Alphabet soup of some data security standards
http://www.unbeatenpathintl.com/ITstandards/source/1.html

I think a large proportion of breaches overall have been at Colleges and 
Universities. I don't think any of them are covered by SOX.  However, the 
number of victims per academia incident generally smaller compared to 
incidents by Government and Financial Institutions ... I think the banks 
are heavily regulated, such as by GLBA, bank regulators, and the credit 
card standards, and most of them public companies.

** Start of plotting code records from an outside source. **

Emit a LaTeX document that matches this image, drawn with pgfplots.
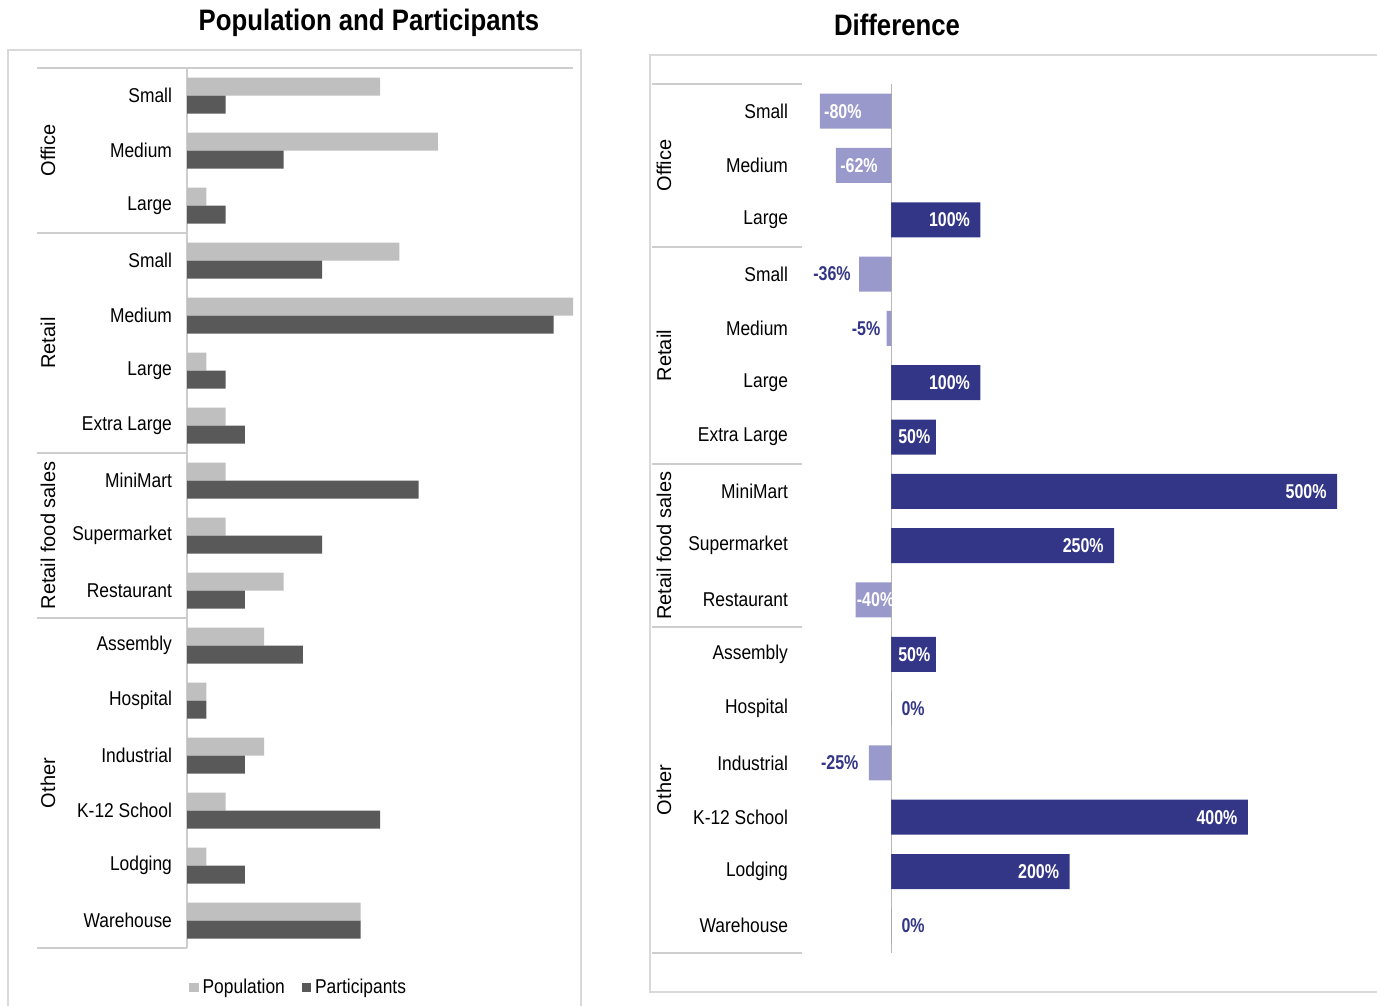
\documentclass[border=0pt]{standalone}
\usepackage{pgfplots}
\usepackage{pgfplotstable}
\pgfplotsset{compat=1.18}
\usepackage{fontspec}
\setmainfont{Liberation Sans}[FakeStretch=0.87]
\newfontfamily\grpfont{Liberation Sans}
\newfontfamily\lblfont{Liberation Sans}[FakeStretch=0.8]
\definecolor{popc}{RGB}{191,191,191}
\definecolor{partc}{RGB}{89,89,89}
\definecolor{navy}{RGB}{51,54,135}
\definecolor{lav}{RGB}{153,153,204}
\definecolor{framec}{RGB}{217,217,217}
\definecolor{sepc}{RGB}{205,205,205}
\pgfplotstableread{
y pop part
15 10 2
14 13 5
13 1 2
12 11 7
11 20 19
10 1 2
9 2 3
8 2 12
7 2 7
6 5 3
5 4 6
4 1 1
3 4 3
2 2 10
1 1 3
0 9 9
}\lefttable
\pgfplotstableread{
y pos neg
15 0 -0.80
14 0 -0.62
13 1.00 0
12 0 -0.36
11 0 -0.05
10 1.00 0
9 0.50 0
8 5.00 0
7 2.50 0
6 0 -0.40
5 0.50 0
4 0 0
3 0 -0.25
2 4.00 0
1 2.00 0
0 0 0
}\righttable
\begin{document}
\begin{tikzpicture}
\useasboundingbox (0pt,0pt) rectangle (688.5pt,-503pt);
% frames
\draw[framec, line width=0.75pt] (4pt,-25pt) rectangle (290.5pt,-512pt);
\draw[framec, line width=0.75pt] (325pt,-27.5pt) rectangle (695pt,-496pt);
% titles
\node[font=\bfseries\fontsize{14.8}{17}\selectfont] at (184.5pt,-11.5pt) {Population and Participants};
\node[font=\bfseries\fontsize{14.8}{17}\selectfont] at (448.5pt,-12.5pt) {Difference};
% LEFT
\begin{axis}[
  at={(93.5pt,-474pt)}, anchor=south west,
  scale only axis, width=193pt, height=440pt,
  xmin=0, xmax=20, ymin=-0.5, ymax=15.5,
  xbar, bar width=9pt,
  axis line style={draw=none},
  xtick=\empty, ytick={0,...,15},
  yticklabels={Warehouse,Lodging,K-12 School,Industrial,Hospital,Assembly,Restaurant,Supermarket,MiniMart,Extra Large,Large,Medium,Small,Large,Medium,Small},
  major tick length=0pt,
  yticklabel style={font=\fontsize{10}{12}\selectfont, xshift=-4pt},
  clip=false,
  legend style={draw=none, fill=none, at={(0.292,-0.045)}, anchor=center,
    legend columns=2, font=\fontsize{10}{12}\selectfont,
    /tikz/every even column/.append style={column sep=6.5pt}},
  legend image code/.code={\fill[#1] (0pt,-2.3pt) rectangle (4.6pt,2.3pt);},
]
\draw[sepc, line width=0.75pt] ([xshift=-75pt]axis cs:0,15.5) -- (axis cs:20,15.5);
\draw[sepc, line width=0.75pt] ([xshift=-75pt]axis cs:0,12.5) -- (axis cs:0,12.5);
\draw[sepc, line width=0.75pt] ([xshift=-75pt]axis cs:0,8.5) -- (axis cs:0,8.5);
\draw[sepc, line width=0.75pt] ([xshift=-75pt]axis cs:0,5.5) -- (axis cs:0,5.5);
\draw[sepc, line width=0.75pt] ([xshift=-75pt]axis cs:0,-0.5) -- (axis cs:0,-0.5);
\draw[sepc, line width=0.75pt] (axis cs:0,15.5) -- (axis cs:0,-0.5);
\addplot[fill=popc, draw=none, /pgfplots/bar shift=4.5pt] table[x=pop,y=y]{\lefttable};
\addplot[fill=partc, draw=none, /pgfplots/bar shift=-4.5pt] table[x=part,y=y]{\lefttable};
\legend{Population,Participants}
\node[rotate=90, font=\grpfont\fontsize{10}{12}\selectfont] at ([xshift=-69.5pt]axis cs:0,14) {Office};
\node[rotate=90, font=\grpfont\fontsize{10}{12}\selectfont] at ([xshift=-69.5pt]axis cs:0,10.5) {Retail};
\node[rotate=90, font=\grpfont\fontsize{10}{12}\selectfont] at ([xshift=-69.5pt]axis cs:0,7) {Retail food sales};
\node[rotate=90, font=\grpfont\fontsize{10}{12}\selectfont] at ([xshift=-69.5pt]axis cs:0,2.5) {Other};
\end{axis}
% RIGHT
\begin{axis}[
  at={(401pt,-476.5pt)}, anchor=south west,
  scale only axis, width=267.5pt, height=434.5pt,
  xmin=-1, xmax=5, ymin=-0.5, ymax=15.5,
  xbar, bar width=17.5pt,
  axis line style={draw=none},
  xtick=\empty, ytick={0,...,15},
  yticklabels={Warehouse,Lodging,K-12 School,Industrial,Hospital,Assembly,Restaurant,Supermarket,MiniMart,Extra Large,Large,Medium,Small,Large,Medium,Small},
  major tick length=0pt,
  yticklabel style={font=\fontsize{10}{12}\selectfont, xshift=-3.5pt},
  clip=false,
]
\draw[sepc, line width=0.75pt] ([xshift=-75pt]axis cs:-1,15.5) -- (axis cs:-1,15.5);
\draw[sepc, line width=0.75pt] ([xshift=-75pt]axis cs:-1,12.5) -- (axis cs:-1,12.5);
\draw[sepc, line width=0.75pt] ([xshift=-75pt]axis cs:-1,8.5) -- (axis cs:-1,8.5);
\draw[sepc, line width=0.75pt] ([xshift=-75pt]axis cs:-1,5.5) -- (axis cs:-1,5.5);
\draw[sepc, line width=0.75pt] ([xshift=-75pt]axis cs:-1,-0.5) -- (axis cs:-1,-0.5);
\draw[sepc!90!black, line width=0.5pt] (axis cs:0,15.5) -- (axis cs:0,-0.5);
\addplot[fill=navy, draw=none, /pgfplots/bar shift=0pt] table[x=pos,y=y]{\righttable};
\addplot[fill=lav, draw=none, /pgfplots/bar shift=0pt] table[x=neg,y=y]{\righttable};
\node[rotate=90, font=\grpfont\fontsize{10}{12}\selectfont] at ([xshift=-69pt]axis cs:-1,14) {Office};
\node[rotate=90, font=\grpfont\fontsize{10}{12}\selectfont] at ([xshift=-69pt]axis cs:-1,10.5) {Retail};
\node[rotate=90, font=\grpfont\fontsize{10}{12}\selectfont] at ([xshift=-69pt]axis cs:-1,7) {Retail food sales};
\node[rotate=90, font=\grpfont\fontsize{10}{12}\selectfont] at ([xshift=-69pt]axis cs:-1,2.5) {Other};
\tikzset{lw/.style={font=\lblfont\bfseries\fontsize{10}{12}\selectfont, text=white, inner sep=2pt},
         ln/.style={font=\lblfont\bfseries\fontsize{10}{12}\selectfont, text=navy, inner sep=2pt}}
\node[lw, anchor=west] at (axis cs:-0.80,15) {-80\%};
\node[lw, anchor=west] at (axis cs:-0.62,14) {-62\%};
\node[lw, anchor=east] at ([xshift=-3pt]axis cs:1,13) {100\%};
\node[ln, anchor=east] at ([xshift=-2pt]axis cs:-0.36,12) {-36\%};
\node[ln, anchor=east] at ([xshift=-1pt]axis cs:-0.05,11) {-5\%};
\node[lw, anchor=east] at ([xshift=-3pt]axis cs:1,10) {100\%};
\node[lw, anchor=east] at ([xshift=-0.5pt]axis cs:0.5,9) {50\%};
\node[lw, anchor=east] at ([xshift=-3pt]axis cs:5,8) {500\%};
\node[lw, anchor=east] at ([xshift=-3pt]axis cs:2.5,7) {250\%};
\node[lw, anchor=west] at ([xshift=-1.5pt]axis cs:-0.40,6) {-40\%};
\node[lw, anchor=east] at ([xshift=-0.5pt]axis cs:0.5,5) {50\%};
\node[ln, anchor=west] at ([xshift=3pt]axis cs:0,4) {0\%};
\node[ln, anchor=east] at ([xshift=-3pt]axis cs:-0.25,3) {-25\%};
\node[lw, anchor=east] at ([xshift=-3pt]axis cs:4,2) {400\%};
\node[lw, anchor=east] at ([xshift=-3pt]axis cs:2,1) {200\%};
\node[ln, anchor=west] at ([xshift=3pt]axis cs:0,0) {0\%};
\end{axis}
\end{tikzpicture}
\end{document}
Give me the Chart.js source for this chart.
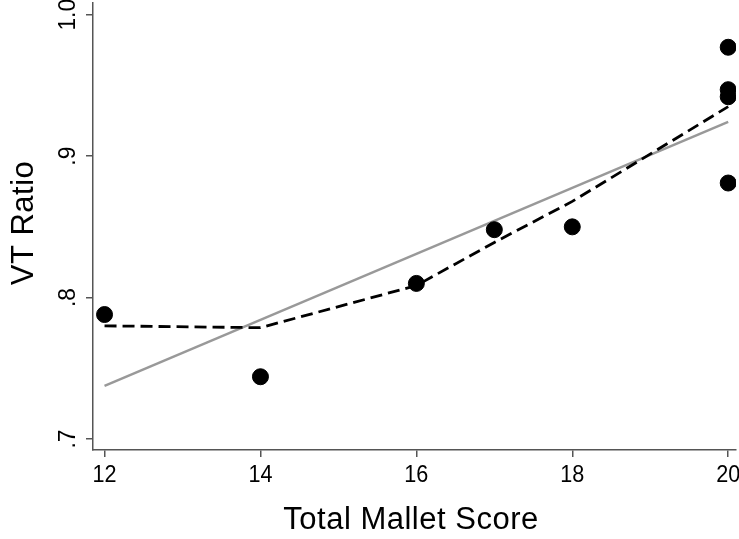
<!DOCTYPE html>
<html>
<head>
<meta charset="utf-8">
<script src="https://cdn.jsdelivr.net/npm/chart.js@4"></script>
<style>
  html, body { margin: 0; padding: 0; background: #fff; }
  #wrap { width: 739px; height: 539px; }
</style>
</head>
<body>
<div id="wrap"><canvas id="vtChart" width="739" height="539"></canvas></div>
<script>
// observed points
var scoreX = [12, 14, 16, 17, 18, 20, 20, 20, 20];
var ratioY = [0.788, 0.744, 0.810, 0.848, 0.850, 0.977, 0.947, 0.942, 0.881];

// linear fit (grey line)
var fitX = [12, 20];
var fitY = [0.7375, 0.9243];

// lowess smoother (dashed line)
var lowessX = [12, 14, 16, 17, 18, 20];
var lowessY = [0.780, 0.7787, 0.8085, 0.839, 0.868, 0.935];

// tick labels
var xTicks = [12, 14, 16, 18, 20];
var yTicks = [0.7, 0.8, 0.9, 1.0];
var yTickLabels = ['.7', '.8', '.9', '1.0'];

function pairs(xs, ys) {
    return xs.map(function (x, i) { return { x: x, y: ys[i] }; });
}

var FONT = '"Liberation Sans", Arial, Helvetica, sans-serif';

// draws tick labels and axis titles at the scale positions
var axisText = {
    id: 'axisText',
    afterDraw: function (chart) {
        var c = chart.ctx;
        var xs = chart.scales.x, ys = chart.scales.y;
        c.save();
        c.fillStyle = '#000';
        c.textAlign = 'center';
        c.font = '24px ' + FONT;
        c.textBaseline = 'alphabetic';
        xTicks.forEach(function (v) {
            c.save();
            c.translate(xs.getPixelForValue(v), 482);
            c.scale(0.9, 1);
            c.fillText(String(v), 0, 0);
            c.restore();
        });
        yTicks.forEach(function (v, i) {
            c.save();
            c.translate(75, ys.getPixelForValue(v));
            c.rotate(-Math.PI / 2);
            c.scale(0.95, 1);
            c.fillText(yTickLabels[i], 0, 0);
            c.restore();
        });
        c.font = '31px ' + FONT;
        c.letterSpacing = '0.5px';
        c.fillText('Total Mallet Score', 411, 529);
        c.save();
        c.translate(33, 223);
        c.rotate(-Math.PI / 2);
        c.fillText('VT Ratio', 0, 0);
        c.restore();
        c.restore();
    }
};

var ctx = document.getElementById('vtChart');

var vtChart = new Chart(ctx, {
    type: 'scatter',
    data: {
        datasets: [
            {
                label: 'VT Ratio',
                data: pairs(scoreX, ratioY),
                backgroundColor: '#000',
                borderColor: '#000',
                pointRadius: 8,
                pointHoverRadius: 8,
                order: 0
            },
            {
                label: 'Linear fit',
                type: 'line',
                data: pairs(fitX, fitY),
                borderColor: '#999999',
                borderWidth: 2.5,
                pointRadius: 0,
                fill: false,
                order: 2
            },
            {
                label: 'Lowess',
                type: 'line',
                data: pairs(lowessX, lowessY),
                borderColor: '#000',
                borderWidth: 2.8,
                borderDash: [12, 6],
                pointRadius: 0,
                fill: false,
                tension: 0,
                order: 1
            }
        ]
    },
    options: {
        responsive: false,
        animation: false,
        devicePixelRatio: 1,
        layout: { autoPadding: false, padding: { top: 3, right: 3, left: 0, bottom: 0 } },
        plugins: {
            legend: { display: false },
            tooltip: { enabled: false }
        },
        scales: {
            x: {
                type: 'linear',
                min: 11.852,
                max: 20.10,
                afterFit: function (s) { s.height = 89; },
                afterBuildTicks: function (s) {
                    s.ticks = xTicks.map(function (v) { return { value: v }; });
                },
                grid: {
                    display: true,
                    drawOnChartArea: false,
                    drawTicks: true,
                    tickLength: 7,
                    color: '#555',
                    lineWidth: 1.5
                },
                border: { display: true, color: '#555', width: 1.5 },
                ticks: { display: false }
            },
            y: {
                type: 'linear',
                min: 0.6922,
                max: 1.0083,
                afterFit: function (s) { s.width = 93; },
                afterBuildTicks: function (s) {
                    s.ticks = yTicks.map(function (v) { return { value: v }; });
                },
                grid: {
                    display: true,
                    drawOnChartArea: false,
                    drawTicks: true,
                    tickLength: 7,
                    color: '#555',
                    lineWidth: 1.5
                },
                border: { display: true, color: '#555', width: 1.5 },
                ticks: { display: false }
            }
        }
    },
    plugins: [axisText]
});
</script>
</body>
</html>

There's also the question of what industries appear to have avoided having 
any significant breaches, and the numbers of non-victims (because no 
breaches) involved there.

This whole security and accountability issue adds a new level of
complexity to outsourcing and offshoring IT capabilities.  Data breaches
aside, when SoX moves from 404 to 409, I cannot help but wonder how some
business entities will demonstrate compliance, when all of their
physical data handling occurs outside of their physical control.  It is
deceptively easy to comply with security requirements on paper.

Of course The Information Security ISO 17799 and ISO 27001 will add
additional levels of complexity.  The combination of executive
accountability (in terms of actually going to jail) for financial data,
and the vulnerability of personal data (often stored on the same
systems) will make the next 5 years.... Interesting.